What you need to do: Copy exactly the lines from the one containing "Generate a Python" through the one containing "ax = fig.add_axes([0.183, 0.229, 0.7217, 0.588])", both included, and nothing else.

A run of records:

§

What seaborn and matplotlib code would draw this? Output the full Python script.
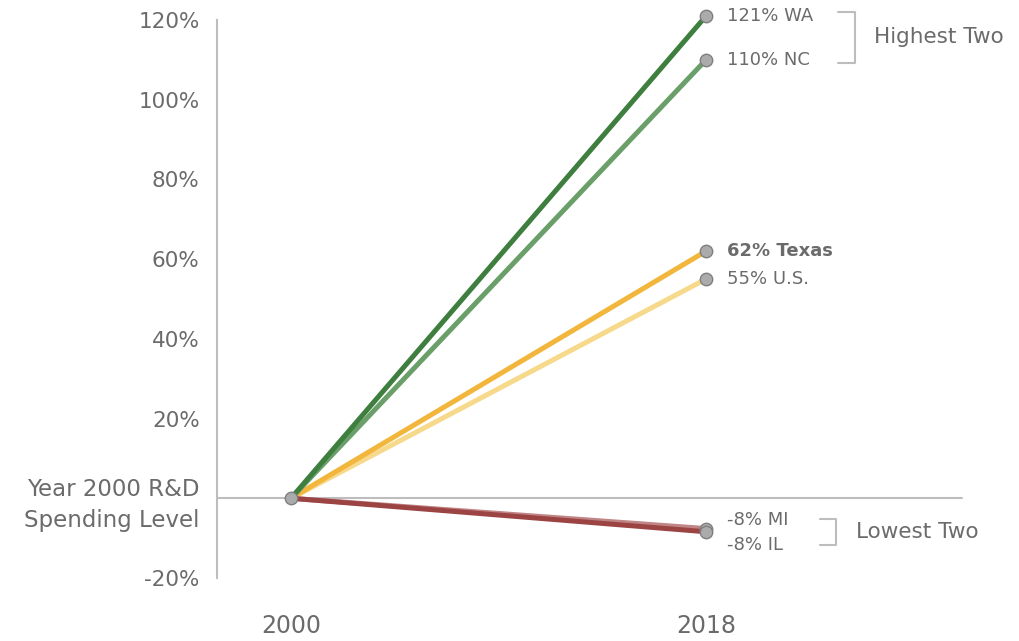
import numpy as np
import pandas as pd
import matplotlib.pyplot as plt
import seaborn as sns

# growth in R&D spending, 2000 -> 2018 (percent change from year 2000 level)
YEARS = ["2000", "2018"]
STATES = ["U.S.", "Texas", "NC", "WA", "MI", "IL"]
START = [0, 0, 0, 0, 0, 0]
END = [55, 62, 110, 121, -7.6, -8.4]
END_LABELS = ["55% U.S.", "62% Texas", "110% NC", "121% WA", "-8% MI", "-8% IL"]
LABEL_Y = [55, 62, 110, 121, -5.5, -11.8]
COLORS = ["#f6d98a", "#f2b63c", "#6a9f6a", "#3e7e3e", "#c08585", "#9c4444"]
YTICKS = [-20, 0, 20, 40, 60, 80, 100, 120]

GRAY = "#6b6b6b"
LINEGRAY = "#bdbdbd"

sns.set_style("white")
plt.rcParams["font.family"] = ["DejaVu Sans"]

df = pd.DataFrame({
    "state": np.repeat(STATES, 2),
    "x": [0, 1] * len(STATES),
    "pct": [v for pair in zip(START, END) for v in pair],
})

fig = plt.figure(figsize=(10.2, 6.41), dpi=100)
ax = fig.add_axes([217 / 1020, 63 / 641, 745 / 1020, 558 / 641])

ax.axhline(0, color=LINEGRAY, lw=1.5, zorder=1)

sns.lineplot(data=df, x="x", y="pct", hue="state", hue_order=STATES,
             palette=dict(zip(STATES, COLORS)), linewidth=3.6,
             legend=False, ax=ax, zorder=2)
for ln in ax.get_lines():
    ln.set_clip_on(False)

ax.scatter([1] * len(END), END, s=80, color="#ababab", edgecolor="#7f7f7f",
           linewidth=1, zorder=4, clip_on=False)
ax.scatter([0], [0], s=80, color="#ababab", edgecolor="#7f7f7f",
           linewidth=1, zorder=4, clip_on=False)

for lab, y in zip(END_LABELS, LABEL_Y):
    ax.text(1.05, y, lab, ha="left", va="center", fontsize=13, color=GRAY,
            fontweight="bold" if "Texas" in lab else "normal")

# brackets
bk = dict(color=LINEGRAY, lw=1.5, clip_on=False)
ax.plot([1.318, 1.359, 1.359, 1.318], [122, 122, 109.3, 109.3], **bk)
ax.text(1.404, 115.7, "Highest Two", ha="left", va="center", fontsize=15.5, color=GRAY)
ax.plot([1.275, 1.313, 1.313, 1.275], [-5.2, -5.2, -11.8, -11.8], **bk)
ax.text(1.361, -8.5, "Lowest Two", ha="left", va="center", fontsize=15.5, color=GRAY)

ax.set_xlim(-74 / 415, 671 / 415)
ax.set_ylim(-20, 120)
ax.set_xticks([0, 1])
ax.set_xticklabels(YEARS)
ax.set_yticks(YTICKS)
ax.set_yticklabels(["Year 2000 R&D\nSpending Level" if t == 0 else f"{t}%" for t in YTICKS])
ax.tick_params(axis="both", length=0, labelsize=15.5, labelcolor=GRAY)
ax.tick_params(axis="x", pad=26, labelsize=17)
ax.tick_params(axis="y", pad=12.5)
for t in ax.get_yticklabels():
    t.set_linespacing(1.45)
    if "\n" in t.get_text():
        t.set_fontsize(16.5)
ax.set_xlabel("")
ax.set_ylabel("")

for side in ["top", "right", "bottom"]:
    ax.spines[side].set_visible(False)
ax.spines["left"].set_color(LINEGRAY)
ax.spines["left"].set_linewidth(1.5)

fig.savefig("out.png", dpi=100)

§

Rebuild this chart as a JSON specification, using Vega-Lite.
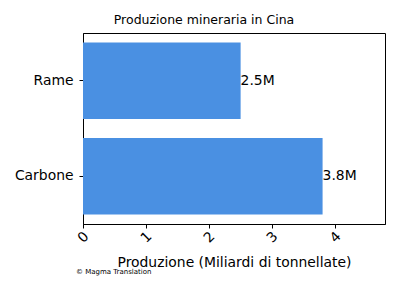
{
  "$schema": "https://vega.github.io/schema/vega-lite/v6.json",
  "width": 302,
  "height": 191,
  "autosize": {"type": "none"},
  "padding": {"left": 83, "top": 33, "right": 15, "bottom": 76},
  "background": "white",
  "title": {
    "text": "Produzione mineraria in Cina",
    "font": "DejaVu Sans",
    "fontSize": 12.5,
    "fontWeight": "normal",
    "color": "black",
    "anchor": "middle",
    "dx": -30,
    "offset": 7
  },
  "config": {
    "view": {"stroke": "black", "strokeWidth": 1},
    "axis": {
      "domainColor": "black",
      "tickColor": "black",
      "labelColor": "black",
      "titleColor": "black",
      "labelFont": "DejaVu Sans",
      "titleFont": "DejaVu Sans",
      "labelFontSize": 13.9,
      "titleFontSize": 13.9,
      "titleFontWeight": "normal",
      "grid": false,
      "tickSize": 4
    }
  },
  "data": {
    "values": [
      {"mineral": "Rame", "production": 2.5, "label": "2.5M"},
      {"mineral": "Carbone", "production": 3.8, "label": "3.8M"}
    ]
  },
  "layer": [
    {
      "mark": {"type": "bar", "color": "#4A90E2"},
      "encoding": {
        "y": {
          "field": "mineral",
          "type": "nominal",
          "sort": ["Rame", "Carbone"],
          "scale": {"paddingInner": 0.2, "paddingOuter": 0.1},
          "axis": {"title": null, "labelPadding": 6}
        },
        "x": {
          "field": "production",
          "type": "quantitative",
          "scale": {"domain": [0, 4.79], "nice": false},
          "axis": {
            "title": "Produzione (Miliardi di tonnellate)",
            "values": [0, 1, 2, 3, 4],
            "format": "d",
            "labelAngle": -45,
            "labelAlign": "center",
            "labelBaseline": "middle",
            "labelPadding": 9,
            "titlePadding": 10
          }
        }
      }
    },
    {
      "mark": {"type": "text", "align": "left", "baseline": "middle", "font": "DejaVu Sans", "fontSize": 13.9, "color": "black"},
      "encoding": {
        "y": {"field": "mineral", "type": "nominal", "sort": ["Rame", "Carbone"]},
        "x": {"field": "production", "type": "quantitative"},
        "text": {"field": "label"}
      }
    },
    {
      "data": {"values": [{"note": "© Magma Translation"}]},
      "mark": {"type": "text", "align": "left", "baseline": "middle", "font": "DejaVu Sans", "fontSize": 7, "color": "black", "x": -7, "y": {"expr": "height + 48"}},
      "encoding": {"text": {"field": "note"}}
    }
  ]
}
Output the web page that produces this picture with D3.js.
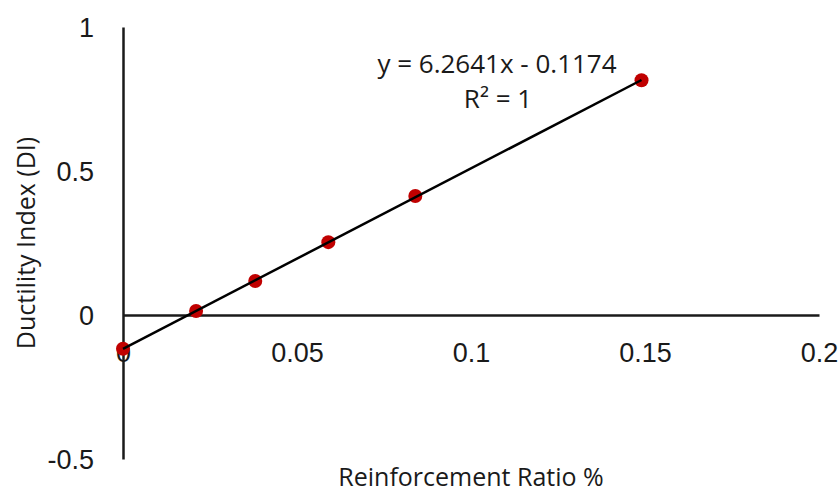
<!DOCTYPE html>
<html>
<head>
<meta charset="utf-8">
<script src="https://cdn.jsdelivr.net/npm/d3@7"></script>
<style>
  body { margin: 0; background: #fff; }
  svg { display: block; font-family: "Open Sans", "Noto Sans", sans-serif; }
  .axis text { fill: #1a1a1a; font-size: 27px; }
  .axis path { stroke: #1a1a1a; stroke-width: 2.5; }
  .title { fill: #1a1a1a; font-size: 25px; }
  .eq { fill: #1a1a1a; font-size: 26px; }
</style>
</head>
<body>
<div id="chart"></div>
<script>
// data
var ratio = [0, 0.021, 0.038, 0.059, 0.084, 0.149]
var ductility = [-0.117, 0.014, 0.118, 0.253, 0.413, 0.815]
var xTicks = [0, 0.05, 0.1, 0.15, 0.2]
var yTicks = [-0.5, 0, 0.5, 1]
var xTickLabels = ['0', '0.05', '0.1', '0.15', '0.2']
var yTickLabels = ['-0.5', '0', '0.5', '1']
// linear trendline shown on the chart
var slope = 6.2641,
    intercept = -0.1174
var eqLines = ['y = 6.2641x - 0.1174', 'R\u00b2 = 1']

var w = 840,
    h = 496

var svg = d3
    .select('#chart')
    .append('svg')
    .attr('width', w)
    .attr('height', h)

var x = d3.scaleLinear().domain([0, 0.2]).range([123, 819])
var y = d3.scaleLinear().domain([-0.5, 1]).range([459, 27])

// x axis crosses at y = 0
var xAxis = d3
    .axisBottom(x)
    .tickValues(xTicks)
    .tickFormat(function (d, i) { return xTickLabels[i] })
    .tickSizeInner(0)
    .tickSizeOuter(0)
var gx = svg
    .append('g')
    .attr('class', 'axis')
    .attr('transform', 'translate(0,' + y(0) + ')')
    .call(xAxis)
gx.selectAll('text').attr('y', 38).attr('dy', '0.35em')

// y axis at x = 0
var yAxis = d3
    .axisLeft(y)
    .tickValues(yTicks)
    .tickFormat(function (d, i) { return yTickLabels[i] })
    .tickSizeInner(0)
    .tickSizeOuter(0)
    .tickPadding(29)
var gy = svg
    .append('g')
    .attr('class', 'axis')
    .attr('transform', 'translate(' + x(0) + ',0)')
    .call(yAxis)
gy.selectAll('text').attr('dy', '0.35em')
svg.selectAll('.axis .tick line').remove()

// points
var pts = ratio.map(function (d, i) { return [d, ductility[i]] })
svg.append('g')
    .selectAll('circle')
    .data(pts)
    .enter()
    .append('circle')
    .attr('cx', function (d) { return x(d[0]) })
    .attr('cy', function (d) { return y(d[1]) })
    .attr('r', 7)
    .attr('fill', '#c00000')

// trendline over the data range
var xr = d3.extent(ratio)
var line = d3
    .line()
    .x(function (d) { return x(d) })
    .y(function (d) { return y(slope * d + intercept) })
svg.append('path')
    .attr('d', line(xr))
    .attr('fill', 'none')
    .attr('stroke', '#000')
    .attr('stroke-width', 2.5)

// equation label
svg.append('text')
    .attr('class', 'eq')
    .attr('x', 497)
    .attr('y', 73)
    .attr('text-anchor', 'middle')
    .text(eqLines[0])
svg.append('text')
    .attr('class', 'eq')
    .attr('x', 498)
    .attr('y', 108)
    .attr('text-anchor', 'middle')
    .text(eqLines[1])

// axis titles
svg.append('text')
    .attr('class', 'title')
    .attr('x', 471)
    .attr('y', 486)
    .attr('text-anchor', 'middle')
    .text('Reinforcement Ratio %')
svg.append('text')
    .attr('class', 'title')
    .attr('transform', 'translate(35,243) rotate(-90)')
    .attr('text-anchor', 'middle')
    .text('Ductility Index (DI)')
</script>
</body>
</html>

§

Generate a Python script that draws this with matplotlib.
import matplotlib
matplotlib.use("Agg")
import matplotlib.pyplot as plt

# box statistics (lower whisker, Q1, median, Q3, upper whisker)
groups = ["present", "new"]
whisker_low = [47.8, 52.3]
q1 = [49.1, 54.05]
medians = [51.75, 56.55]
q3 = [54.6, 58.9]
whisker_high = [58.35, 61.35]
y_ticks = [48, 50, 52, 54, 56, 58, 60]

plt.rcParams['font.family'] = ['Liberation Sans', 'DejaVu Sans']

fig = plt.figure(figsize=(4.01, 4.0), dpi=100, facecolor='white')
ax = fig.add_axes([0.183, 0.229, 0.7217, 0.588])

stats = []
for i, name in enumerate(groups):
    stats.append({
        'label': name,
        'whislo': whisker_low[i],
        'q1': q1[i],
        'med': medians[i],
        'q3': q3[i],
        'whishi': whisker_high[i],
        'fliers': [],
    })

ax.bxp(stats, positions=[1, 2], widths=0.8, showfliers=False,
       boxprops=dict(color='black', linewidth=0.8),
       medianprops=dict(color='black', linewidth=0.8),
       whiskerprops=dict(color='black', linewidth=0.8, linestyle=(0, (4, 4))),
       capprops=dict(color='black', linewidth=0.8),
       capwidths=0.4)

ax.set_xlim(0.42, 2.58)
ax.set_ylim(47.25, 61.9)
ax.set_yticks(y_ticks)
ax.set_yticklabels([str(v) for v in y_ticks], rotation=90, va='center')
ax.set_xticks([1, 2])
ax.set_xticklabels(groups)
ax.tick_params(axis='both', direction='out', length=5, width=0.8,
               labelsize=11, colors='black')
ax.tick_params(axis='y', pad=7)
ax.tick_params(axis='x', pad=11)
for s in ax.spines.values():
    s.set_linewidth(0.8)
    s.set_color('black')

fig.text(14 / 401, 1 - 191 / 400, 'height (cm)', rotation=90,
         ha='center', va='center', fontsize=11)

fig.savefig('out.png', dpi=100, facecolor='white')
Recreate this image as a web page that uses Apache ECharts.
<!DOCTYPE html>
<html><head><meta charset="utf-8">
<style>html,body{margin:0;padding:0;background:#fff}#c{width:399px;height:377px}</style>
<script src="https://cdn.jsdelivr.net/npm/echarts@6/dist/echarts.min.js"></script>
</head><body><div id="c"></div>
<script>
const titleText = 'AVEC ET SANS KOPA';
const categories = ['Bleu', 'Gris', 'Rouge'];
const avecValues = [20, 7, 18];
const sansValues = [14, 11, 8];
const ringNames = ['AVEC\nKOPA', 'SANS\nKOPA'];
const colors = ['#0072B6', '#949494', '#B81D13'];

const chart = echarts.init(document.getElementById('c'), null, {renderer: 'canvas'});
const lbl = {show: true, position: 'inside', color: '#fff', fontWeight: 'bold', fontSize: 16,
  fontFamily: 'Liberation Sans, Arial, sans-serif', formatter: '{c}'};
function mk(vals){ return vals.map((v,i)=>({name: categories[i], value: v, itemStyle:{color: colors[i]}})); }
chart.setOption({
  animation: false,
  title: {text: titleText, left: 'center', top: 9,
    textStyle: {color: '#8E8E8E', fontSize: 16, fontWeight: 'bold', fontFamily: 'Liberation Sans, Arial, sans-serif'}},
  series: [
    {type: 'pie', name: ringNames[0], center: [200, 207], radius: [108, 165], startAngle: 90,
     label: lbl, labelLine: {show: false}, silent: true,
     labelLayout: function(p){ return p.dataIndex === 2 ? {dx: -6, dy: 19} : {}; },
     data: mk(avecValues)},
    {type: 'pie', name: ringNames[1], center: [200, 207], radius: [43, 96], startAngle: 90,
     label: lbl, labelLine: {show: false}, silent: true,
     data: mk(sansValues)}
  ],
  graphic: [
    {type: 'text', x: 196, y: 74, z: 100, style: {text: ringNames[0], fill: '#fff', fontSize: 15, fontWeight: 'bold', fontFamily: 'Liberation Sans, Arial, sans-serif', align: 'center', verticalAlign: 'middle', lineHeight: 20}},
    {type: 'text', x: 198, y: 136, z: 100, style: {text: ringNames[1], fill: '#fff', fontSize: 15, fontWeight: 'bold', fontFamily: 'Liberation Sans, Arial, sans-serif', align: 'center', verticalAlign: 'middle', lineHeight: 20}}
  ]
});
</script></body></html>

§

Solution for this exercise:
Generate a Python script that draws this with matplotlib.
import matplotlib
matplotlib.use("Agg")
import matplotlib.pyplot as plt

# box statistics (lower whisker, Q1, median, Q3, upper whisker)
groups = ["present", "new"]
whisker_low = [47.8, 52.3]
q1 = [49.1, 54.05]
medians = [51.75, 56.55]
q3 = [54.6, 58.9]
whisker_high = [58.35, 61.35]
y_ticks = [48, 50, 52, 54, 56, 58, 60]

plt.rcParams['font.family'] = ['Liberation Sans', 'DejaVu Sans']

fig = plt.figure(figsize=(4.01, 4.0), dpi=100, facecolor='white')
ax = fig.add_axes([0.183, 0.229, 0.7217, 0.588])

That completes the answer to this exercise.